Mauve, who was married to Vincent’s cousin, was a well-known painter and his canvases were already quite expensive.
After his departure from Etten, rejected by his parents, Vincent found shelter in La Haye, at Mauve’s, who kindly greeted him, lent him some money to settle near his home and taught him colour.
He gave Vincent his first palette.
Vincent dubbed him his master and subscribed to all his views.
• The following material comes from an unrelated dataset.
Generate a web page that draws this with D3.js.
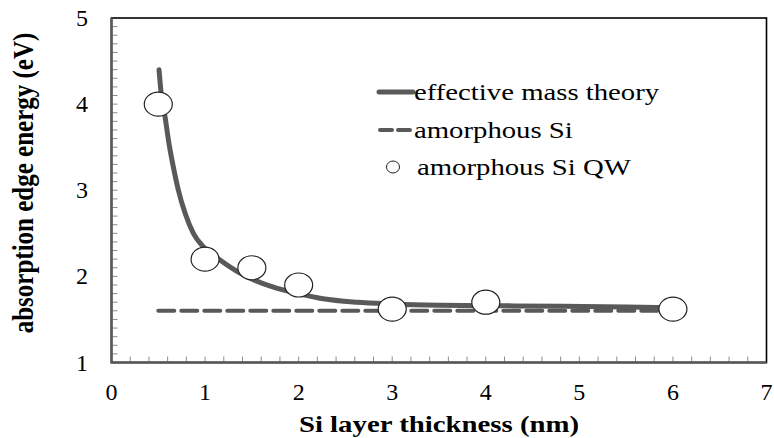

Thanks to his advice, his watercolour “started to look like something”.
But after a few weeks, Mauve rejected him, and didn’t want to see him again.
Was it because he had learned his affair with a prostitute from Teersteg?
Vincent resented Teersteg, his former boss, for turning Mauve against him, for “reducing a man to misery, or to get in the way of his friendships without any precise reason”.
For a long time, he wished he had followed Mauve’s advice and would try to see him again over and over, but to no avail.
He went so far as to “acknowledge honestly, trustfully” he was wrong “about what happened a long time ago”.
When he heard about his death, Vincent was very sad, and thought a lot about it:
“Mauve’s death blew me away”; he painted “with passion” “a plot of ploughed land in an orchard, a fence made of reeds, and two blooming peach-trees, pink in a blazing blue sky, with white clouds, right in the sun”. And without thinking, he wrote on it: “Memory from Mauve, Vincent and Theo”.
To Theo: “if you like it, we will both send it to Mme Mauve”.